Let’s consider the methodology and scoring, as shown in the table above, that Gartner uses to create the list.
First let’s consider the Opinion scores. The Peer Opinion score and the Gartner Opinion score each account for 25% of the total score … that’s 50% overall. Gartner derives an overall list from the Fortune Global 500 and the Forbes 2000 lists. Further companies must have a minimum annual revenue of $12B!
By definition the Peer group that is providing their Opinion scores is restricted to large companies voting on other large companies. On top of that there are only 184 Peer voters. That is a very small sample size considering the thousands and thousands of great Supply Chain leaders in the world.
And Brand recognition alone, as opposed to deep understanding of other company’s Supply Chains, may create a bias in the results. The Gartner opinion group is also restricted to 42 voters. I do not doubt the tremendous expertise of these individuals, but 42 is a very small number such that the addition of even 5-10 more people could provide for a statistically significant and different result.
Return on Assets (ROA) and Inventory turns are also a part of the scoring process. There is no question that the Supply Chain of any business usually has a significant impact on ROA and certainly on Inventory turns. But an ROA as low as 4.1% on this Top 25 list does not seem compelling.
Further an Inventory turn of 1.0 on the Top 25 list seems extremely low.
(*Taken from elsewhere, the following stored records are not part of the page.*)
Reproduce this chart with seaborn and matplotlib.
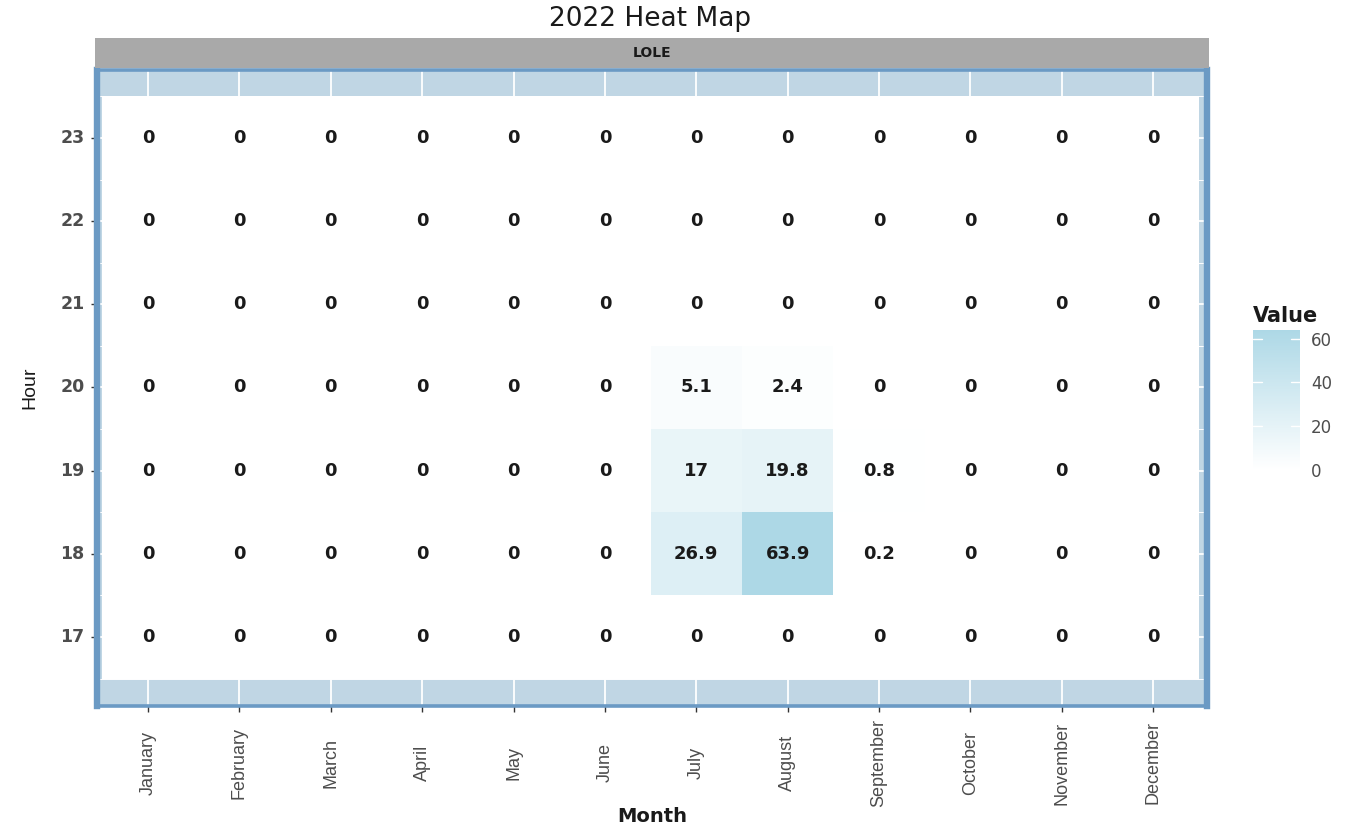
import numpy as np
import pandas as pd
import matplotlib
matplotlib.use("Agg")
import matplotlib.pyplot as plt
from matplotlib.colors import LinearSegmentedColormap
import seaborn as sns

# data
months = ["January", "February", "March", "April", "May", "June", "July",
          "August", "September", "October", "November", "December"]
hours = [23, 22, 21, 20, 19, 18, 17]
july = [0, 0, 0, 5.1, 17, 26.9, 0]
august = [0, 0, 0, 2.4, 19.8, 63.9, 0]
september = [0, 0, 0, 0, 0.8, 0.2, 0]

values = pd.DataFrame(0.0, index=hours, columns=months)
values["July"] = july
values["August"] = august
values["September"] = september
labels = values.map(lambda v: f"{v:g}")

sns.set_theme(style="white")
plt.rcParams["font.family"] = ["DejaVu Sans"]
narrow = ["Liberation Sans", "DejaVu Sans"]

panel_bg = "#c0d6e4"
border = "#6b9ac4"
cmap = LinearSegmentedColormap.from_list("wb", ["#ffffff", "#add8e6"])

fig = plt.figure(figsize=(13.55, 8.27), dpi=100)
ax = fig.add_axes([0.0716, 0.1463, 0.8192, 0.7691])
cax = fig.add_axes([0.9247, 0.4317, 0.0347, 0.1693])

sns.heatmap(values, ax=ax, cbar_ax=cax, cmap=cmap, vmin=0, vmax=values.values.max(),
            annot=labels.values, fmt="",
            annot_kws={"color": "#1a1a1a", "fontsize": 13, "fontweight": "bold"})

ax.set_facecolor(panel_bg)
ax.set_axisbelow(True)
ax.set_yticks(np.arange(len(hours) + 1), minor=True)
ax.grid(True, which="major", color="white", linewidth=1.3)
ax.grid(True, which="minor", axis="y", color="white", linewidth=0.7)
ax.set_xlim(-0.058, 12.09)
ax.set_ylim(7.33, -0.317)
for name, s in ax.spines.items():
    s.set_visible(True)
    s.set_color(border)
    s.set_linewidth(4.6 if name in ("left", "right") else 2.6)

ax.tick_params(axis="both", which="major", length=4, width=1, color="#333333",
               bottom=True, left=True)
ax.tick_params(axis="y", which="minor", length=0)
ax.set_xticklabels(months, rotation=90, va="center", ha="center",
                   family=narrow, fontsize=13, color="#4d4d4d")
ax.tick_params(axis="x", pad=37)
ax.set_yticklabels([str(h) for h in hours], rotation=0, fontsize=12.5,
                   fontweight="bold", color="#4d4d4d")
ax.tick_params(axis="y", pad=5)
ax.set_xlabel("Month", fontsize=14, fontweight="bold", color="#1a1a1a", labelpad=0)
ax.set_ylabel("Hour", family=narrow, fontsize=14, color="#1a1a1a", labelpad=16)

# facet strip
strip = fig.add_axes([0.0701, 0.918, 0.822, 0.036])
strip.set_facecolor("#a9a9a9")
strip.set_xticks([])
strip.set_yticks([])
for s in strip.spines.values():
    s.set_visible(False)
strip.text(0.5, 0.5, "LOLE", ha="center", va="center", fontsize=10,
           fontweight="bold", color="#1a1a1a", transform=strip.transAxes)

fig.suptitle("2022 Heat Map", x=0.48, y=0.993, fontsize=19, color="#1a1a1a")

# colorbar styling
cbar = ax.collections[0].colorbar
cbar.outline.set_visible(False)
cbar.set_ticks([0, 20, 40, 60])
cax.tick_params(length=0, labelsize=12, labelcolor="#4d4d4d", pad=8)
for t in [0, 20, 40, 60]:
    cax.axhline(t, xmin=0, xmax=0.2, color="white", linewidth=1)
    cax.axhline(t, xmin=0.8, xmax=1, color="white", linewidth=1)
cax.set_title("Value", fontsize=15, fontweight="bold", color="#1a1a1a",
              loc="left", pad=6)

fig.savefig("out.png", dpi=100)
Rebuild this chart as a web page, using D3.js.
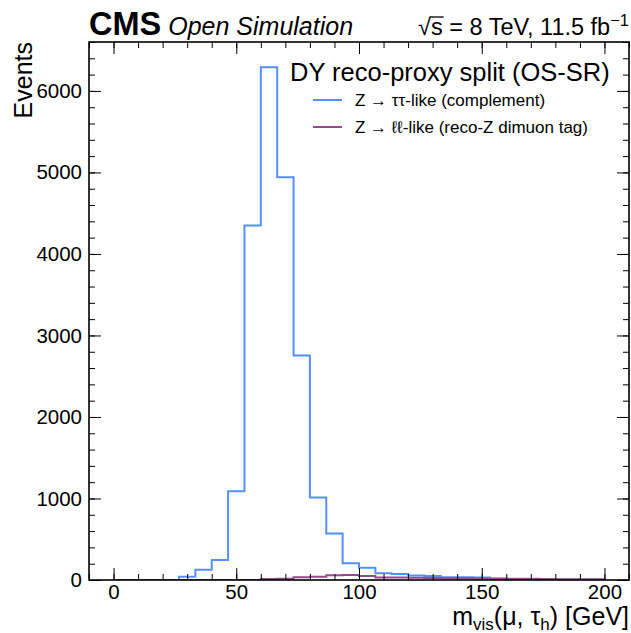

And the Novo Nordisk ROA of 37.9% combined with an Inventory turn of 1.2 suggests that it is more likely that the business model is driving the high ROA, not Supply Chain per se.
Now ROA and Inventory benchmarks certainly vary from Industry to Industry but on an individual basis do all of the ROAs and Inventory turns for each of these companies represent the benchmark for their respective industries?
The inclusion of Revenue growth is also worth discussing. The Supply Chain certainly enables and can create revenue growth, or reduction for that matter. But the same can be said of Sales, Marketing and Development. Does a lack of revenue growth mean that a company has a poorer performing Supply Chain than companies with revenue growth?
And finally there is Corporate Social Responsibility. This is certainly an important measure. But how exactly is this objectively measured and audited? With large companies it is a solid bet that they will have the size and infrastructure to ensure that the appropriate processes, controls, accreditation and checkpoints are in place to ensure that the scores are valid, auditable, and verifiable. But that doesn’t mean that companies with less than $12B in revenue are any less socially responsible!
I want to reiterate that I have tremendous respect for the people and experts at Gartner. And there is no doubt that opening up the envelope to look at an even larger group of companies can be overwhelming from a workload standpoint.
But by the same token there is a phenomenal amount of talent in Supply Chain throughout the world and it is not confined to only the largest companies. Companies of all sizes are making phenomenal improvements and advancements in Supply Chain every single day.
My recommendation would be to create a second Top 25 Supply Chain list. This list would not be restricted by revenue or revenue growth. It could be based on Innovations made, true industry specific benchmarks, Supply Chain capabilities, etc. And perhaps it could be based on company submissions and not just the opinions of a small number of individuals.
The key trends identified by Gartner this year included: Focus on Customer Experience, Scaling Digital Supply Chain Capabilities, and Moving to Circular Supply Chain Designs. Perhaps a list could be created of the Top companies leading each of these trends (however they are measured): the Top 25 Supply Chain Trendsetters list! Gartner has a great view of the Strategic Supply Chain landscape. That could provide the backdrop for identifying new leaders.
Gartner Top 25 Supply Chain List
It is always great to get the latest Gartner Top 25 Supply Chain list. I believe it is great to promote the best of the Supply Chain and what is going on in our profession. My critique is in no way meant to diminish the importance of the work that Gartner does. And I do understand that Gartner is already reconsidering its methodology for the future.
But wouldn’t it be great to hear about new and emerging companies doing great things that are otherwise invisible to most of us because the companies are too small or they don’t have the same brand recognition that most of the current Top 25 already have?
Gartner Survey Metric Notes:
1. Gartner Opinion and Peer Opinion: Based on each panel’s forced-rank ordering against the definition of “DDVN orchestrator.”
2. ROA: (2017 net income/2017 total assets)*50% + (2016 net income/2016 total assets)*30% + (2015 net income/2015 total assets)*20%.
3. Inventory Turns: 2017 cost of goods sold/2017 quarterly average inventory.
4. Revenue Growth: (Change in revenue 2017-2016)*50% + (change in revenue 2016-2015)*30% + (change in revenue 2015-2014)*20%.
5. CSR Component Score: Index of third-party corporate social responsibility measures of commitment, transparency and performance.
6. Composite Score: (Peer Opinion*25%) + (Gartner Research Opinion*25%) + (ROA*20%) + (Inventory Turns*10%) + (Revenue Growth*10%) + (CSR Component Score*10%).